Write out the entire listing below exactly, with the pictures left out.

[start]

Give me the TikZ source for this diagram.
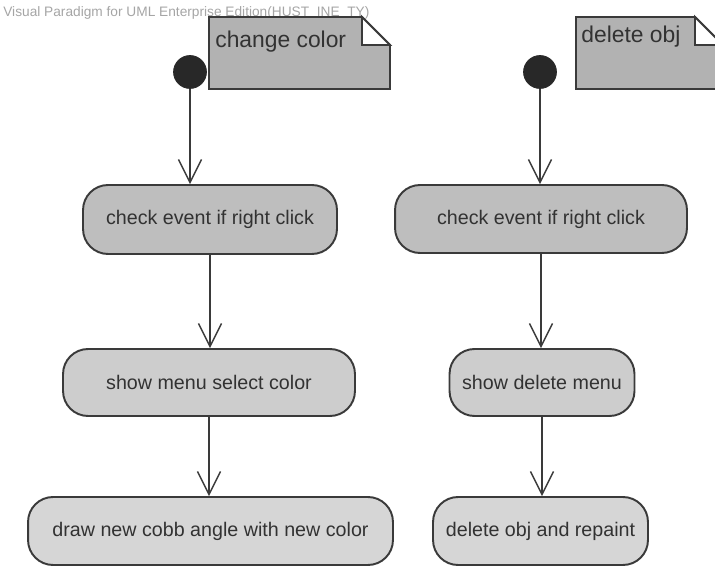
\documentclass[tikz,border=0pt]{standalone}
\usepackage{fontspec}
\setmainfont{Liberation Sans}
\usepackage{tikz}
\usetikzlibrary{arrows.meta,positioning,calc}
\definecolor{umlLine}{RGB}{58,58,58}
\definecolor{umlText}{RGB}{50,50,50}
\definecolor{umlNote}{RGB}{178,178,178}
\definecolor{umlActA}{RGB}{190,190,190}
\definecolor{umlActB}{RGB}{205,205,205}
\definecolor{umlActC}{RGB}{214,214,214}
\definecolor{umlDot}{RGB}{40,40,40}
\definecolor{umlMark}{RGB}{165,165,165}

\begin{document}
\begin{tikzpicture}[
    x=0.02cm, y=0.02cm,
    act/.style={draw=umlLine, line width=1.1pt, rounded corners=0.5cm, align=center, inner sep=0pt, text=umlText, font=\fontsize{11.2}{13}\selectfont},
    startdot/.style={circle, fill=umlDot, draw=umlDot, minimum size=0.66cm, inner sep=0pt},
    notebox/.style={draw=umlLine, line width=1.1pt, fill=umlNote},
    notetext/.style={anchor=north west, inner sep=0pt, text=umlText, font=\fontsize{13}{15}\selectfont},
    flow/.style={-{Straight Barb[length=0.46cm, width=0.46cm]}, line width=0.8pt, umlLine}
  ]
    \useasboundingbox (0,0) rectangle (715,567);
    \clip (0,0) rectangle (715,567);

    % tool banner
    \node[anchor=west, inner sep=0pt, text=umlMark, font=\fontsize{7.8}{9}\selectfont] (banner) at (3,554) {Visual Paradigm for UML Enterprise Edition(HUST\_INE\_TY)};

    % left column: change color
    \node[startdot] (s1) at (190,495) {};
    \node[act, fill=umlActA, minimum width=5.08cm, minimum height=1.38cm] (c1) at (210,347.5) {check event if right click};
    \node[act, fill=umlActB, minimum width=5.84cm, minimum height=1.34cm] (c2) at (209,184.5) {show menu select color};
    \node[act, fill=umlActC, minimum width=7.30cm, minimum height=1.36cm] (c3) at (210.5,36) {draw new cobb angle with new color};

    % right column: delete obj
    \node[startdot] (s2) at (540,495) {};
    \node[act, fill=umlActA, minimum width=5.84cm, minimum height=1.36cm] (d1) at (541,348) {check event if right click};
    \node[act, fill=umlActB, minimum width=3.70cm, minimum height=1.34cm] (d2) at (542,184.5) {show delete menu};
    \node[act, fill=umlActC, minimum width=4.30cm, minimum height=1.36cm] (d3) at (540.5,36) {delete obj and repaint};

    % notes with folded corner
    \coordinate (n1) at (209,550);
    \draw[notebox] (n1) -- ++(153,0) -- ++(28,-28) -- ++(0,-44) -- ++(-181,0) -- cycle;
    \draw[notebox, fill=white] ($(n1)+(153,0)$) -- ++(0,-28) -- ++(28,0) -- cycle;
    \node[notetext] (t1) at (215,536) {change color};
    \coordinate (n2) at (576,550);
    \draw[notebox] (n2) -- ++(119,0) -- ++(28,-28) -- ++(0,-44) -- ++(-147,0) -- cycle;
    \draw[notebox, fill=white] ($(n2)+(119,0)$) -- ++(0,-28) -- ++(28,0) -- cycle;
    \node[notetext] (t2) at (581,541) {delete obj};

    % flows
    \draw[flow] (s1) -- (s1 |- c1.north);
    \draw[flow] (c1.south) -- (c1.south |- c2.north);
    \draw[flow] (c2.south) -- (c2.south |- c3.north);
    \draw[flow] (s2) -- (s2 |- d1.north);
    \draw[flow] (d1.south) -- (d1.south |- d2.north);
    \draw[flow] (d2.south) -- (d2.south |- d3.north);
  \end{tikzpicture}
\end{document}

[end]

*Written answer:*
Give me the TikZ source for this diagram.
\documentclass[tikz,border=0pt]{standalone}
\usepackage{fontspec}
\setmainfont{Liberation Sans}
\usepackage{tikz}
\usetikzlibrary{arrows.meta,positioning,calc}
\definecolor{umlLine}{RGB}{58,58,58}
\definecolor{umlText}{RGB}{50,50,50}
\definecolor{umlNote}{RGB}{178,178,178}
\definecolor{umlActA}{RGB}{190,190,190}
\definecolor{umlActB}{RGB}{205,205,205}
\definecolor{umlActC}{RGB}{214,214,214}
\definecolor{umlDot}{RGB}{40,40,40}
\definecolor{umlMark}{RGB}{165,165,165}

\begin{document}
\begin{tikzpicture}[
    x=0.02cm, y=0.02cm,
    act/.style={draw=umlLine, line width=1.1pt, rounded corners=0.5cm, align=center, inner sep=0pt, text=umlText, font=\fontsize{11.2}{13}\selectfont},
    startdot/.style={circle, fill=umlDot, draw=umlDot, minimum size=0.66cm, inner sep=0pt},
    notebox/.style={draw=umlLine, line width=1.1pt, fill=umlNote},
    notetext/.style={anchor=north west, inner sep=0pt, text=umlText, font=\fontsize{13}{15}\selectfont},
    flow/.style={-{Straight Barb[length=0.46cm, width=0.46cm]}, line width=0.8pt, umlLine}
  ]
    \useasboundingbox (0,0) rectangle (715,567);
    \clip (0,0) rectangle (715,567);

    % tool banner
    \node[anchor=west, inner sep=0pt, text=umlMark, font=\fontsize{7.8}{9}\selectfont] (banner) at (3,554) {Visual Paradigm for UML Enterprise Edition(HUST\_INE\_TY)};

    % left column: change color
    \node[startdot] (s1) at (190,495) {};
    \node[act, fill=umlActA, minimum width=5.08cm, minimum height=1.38cm] (c1) at (210,347.5) {check event if right click};
    \node[act, fill=umlActB, minimum width=5.84cm, minimum height=1.34cm] (c2) at (209,184.5) {show menu select color};
    \node[act, fill=umlActC, minimum width=7.30cm, minimum height=1.36cm] (c3) at (210.5,36) {draw new cobb angle with new color};

    % right column: delete obj
    \node[startdot] (s2) at (540,495) {};
    \node[act, fill=umlActA, minimum width=5.84cm, minimum height=1.36cm] (d1) at (541,348) {check event if right click};
    \node[act, fill=umlActB, minimum width=3.70cm, minimum height=1.34cm] (d2) at (542,184.5) {show delete menu};
    \node[act, fill=umlActC, minimum width=4.30cm, minimum height=1.36cm] (d3) at (540.5,36) {delete obj and repaint};

    % notes with folded corner
    \coordinate (n1) at (209,550);
    \draw[notebox] (n1) -- ++(153,0) -- ++(28,-28) -- ++(0,-44) -- ++(-181,0) -- cycle;
    \draw[notebox, fill=white] ($(n1)+(153,0)$) -- ++(0,-28) -- ++(28,0) -- cycle;
    \node[notetext] (t1) at (215,536) {change color};
    \coordinate (n2) at (576,550);
    \draw[notebox] (n2) -- ++(119,0) -- ++(28,-28) -- ++(0,-44) -- ++(-147,0) -- cycle;
    \draw[notebox, fill=white] ($(n2)+(119,0)$) -- ++(0,-28) -- ++(28,0) -- cycle;
    \node[notetext] (t2) at (581,541) {delete obj};

    % flows
    \draw[flow] (s1) -- (s1 |- c1.north);
    \draw[flow] (c1.south) -- (c1.south |- c2.north);
    \draw[flow] (c2.south) -- (c2.south |- c3.north);
    \draw[flow] (s2) -- (s2 |- d1.north);
    \draw[flow] (d1.south) -- (d1.south |- d2.north);
    \draw[flow] (d2.south) -- (d2.south |- d3.north);
  \end{tikzpicture}
\end{document}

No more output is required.